In October one of the country's leading newspapers published on its front page a painting by a Norwegian artist under the headline, "This painting did not get to be hung." The painting, which portrayed a blood-splattered Israeli flag and faceless soldiers over a pile of skulls and body parts, had been removed a few days earlier by French authorities from the artist's traveling exhibit at the French Cultural Center in Damascus. The exhibit had been billed as homage to the children of Gaza. In an opinion editorial, the rabbi of the Oslo Jewish Community wrote that the painting crossed the line from legitimate anti-Israel criticism to anti-Semitism. The rabbi called on the government to distance itself from the messages in the artwork, which he said could promote hatred and dehumanization of Jews. He questioned the editors' decision to publish the painting, which he said steps on "my symbols, my faith, and my cultural identity," without additional context from the Israel-Gaza war that would show the suffering of both sides. The editors responded that their decision to publish the painting was not anti-Semitic but was a protest directed at the state of Israel.
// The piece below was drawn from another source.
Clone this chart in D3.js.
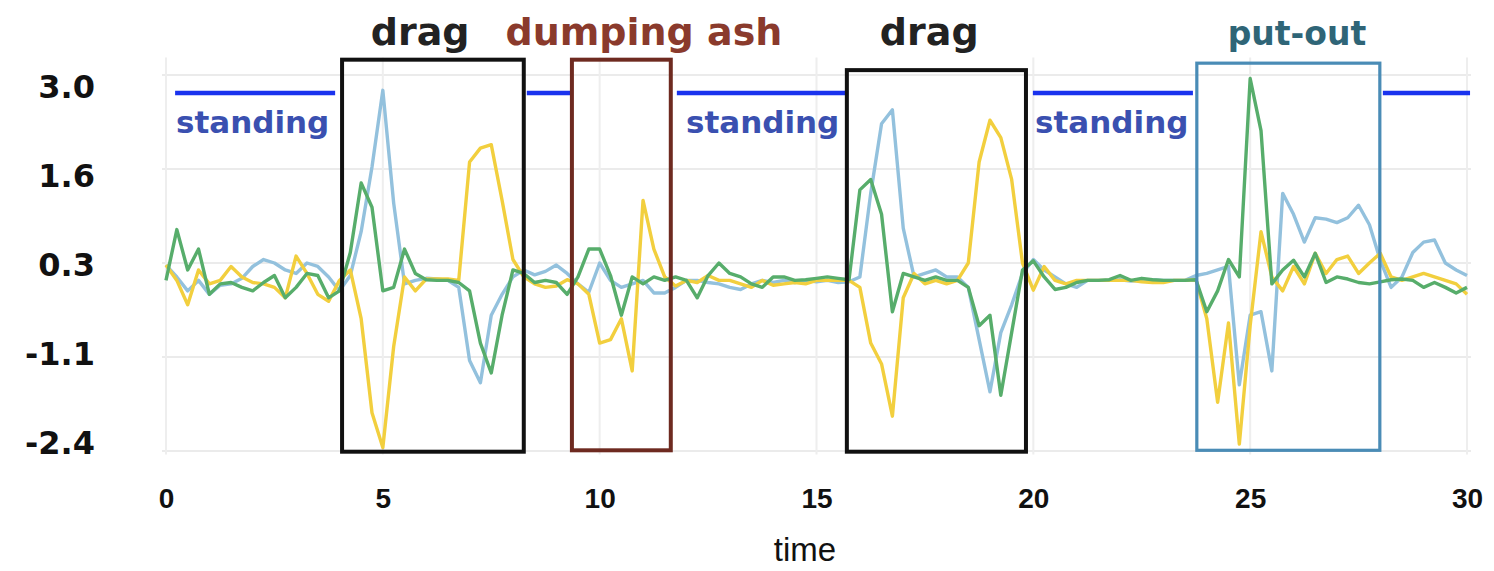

The country has several civil organizations designed to combat anti-Semitism, including the Norwegian Center Against Racism and the Norwegian Association Against Anti-Semitism. The latter organization was revitalized in May, after being dormant for five years.
The Council for Religious and Life Stance Communities in Norway was established in 1996 and includes the state church and 12 other religious and humanistic communities, among them the Jewish, Muslim, and Buddhist communities. The council seeks to prevent differences in belief from being used as a basis for prejudice and xenophobia and has received government support for its work since 1998. The council, acting as an umbrella organization, organized many events that furthered interreligious dialogue and debate, including a debate about religion in educational institutions.
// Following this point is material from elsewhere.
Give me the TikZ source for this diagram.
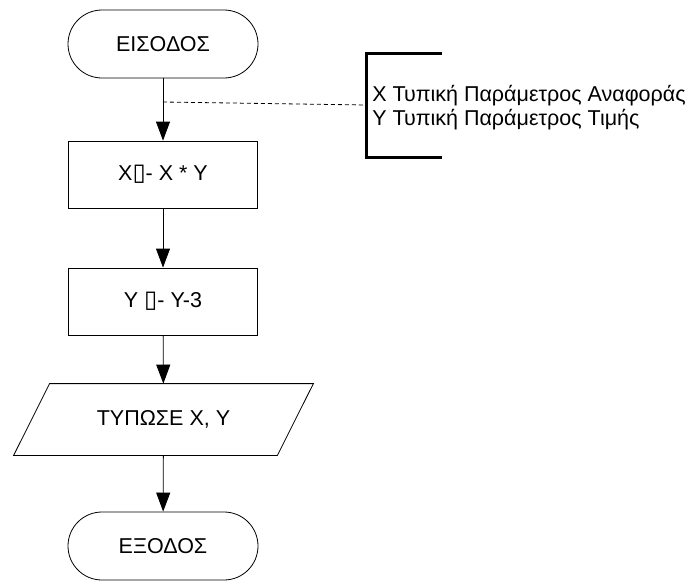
\documentclass[tikz,border=0pt]{standalone}
\usepackage{fontspec}
\setmainfont{Liberation Sans}
\newfontfamily\boxfont{DejaVu Sans}
\usetikzlibrary{arrows.meta}

\tikzset{
  terminal/.style={draw,rectangle,rounded corners=34pt,minimum width=190pt,minimum height=68pt,inner sep=0pt},
  process/.style={draw,rectangle,minimum width=189pt,minimum height=67pt,inner sep=0pt},
  io/.style={rectangle,minimum width=263pt,minimum height=71pt,inner sep=0pt},
}
\newcommand{\tofu}{{\boxfont\fontsize{24}{24}\selectfont ▯}}

\begin{document}
\begin{tikzpicture}[x=1pt,y=-1pt,line width=0.8pt,>={Triangle[length=19pt,width=14pt]},font=\fontsize{21.5}{24}\selectfont]
  \useasboundingbox (0,0) rectangle (699,581);

  % flow chart
  \node[terminal] (start) at (163,44) {ΕΙΣΟΔΟΣ};
  \node[process] (calcx) at (163,174.5) {X\tofu- X * Y};
  \node[process] (calcy) at (163,301.5) {Y \tofu- Y-3};
  \node[io] (print) at (163.5,419.5) {ΤΥΠΩΣΕ Χ, Υ};
  \node[terminal] (stop) at (163,546) {ΕΞΟΔΟΣ};
  \draw ([xshift=18pt]print.north west) -- ([xshift=18pt]print.north east)
     -- ([xshift=-18pt]print.south east) -- ([xshift=-18pt]print.south west) -- cycle;

  \draw[->] (start) -- (calcx);
  \draw[->] (calcx) -- (calcy);
  \draw[->] (calcy) -- (print);
  \draw[->] (print) -- (stop);

  % comment on the parameters
  \node[anchor=west,align=left,inner sep=0pt] (params) at (372,108) {Χ Τυπική Παράμετρος Αναφοράς\\Υ Τυπική Παράμετρος Τιμής};
  \draw[line width=3pt] (442,53) -- (366,53) -- (366,157) -- (442,157);
  \coordinate (tap) at (163,102);
  \coordinate (brace) at (366,105);
  \draw[dash pattern=on 4pt off 3pt] (tap) -- (brace);
\end{tikzpicture}
\end{document}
The Oslo Coalition for Freedom of Religious Beliefs facilitated closer coordination and international cooperation on religious freedom problems both domestically and outside the country. The coalition continued to research new directions in Islamic thought and practice; how to facilitate freedom of religion, missionary activities, and human rights; and how to teach tolerance and religious freedom.
Section IV. U.S. Government Policy
The U.S. government discusses religious freedom with the government as part of its overall policy to promote human rights. During the reporting period, the U.S. embassy regularly sponsored speakers and hosted events to highlight religious freedom, including an iftar (evening meal during Ramadan) and an interreligious Thanksgiving meal. The embassy takes advantage of exchange programs such as the International Visitor Leadership Program in its outreach to a diverse set of religious communities.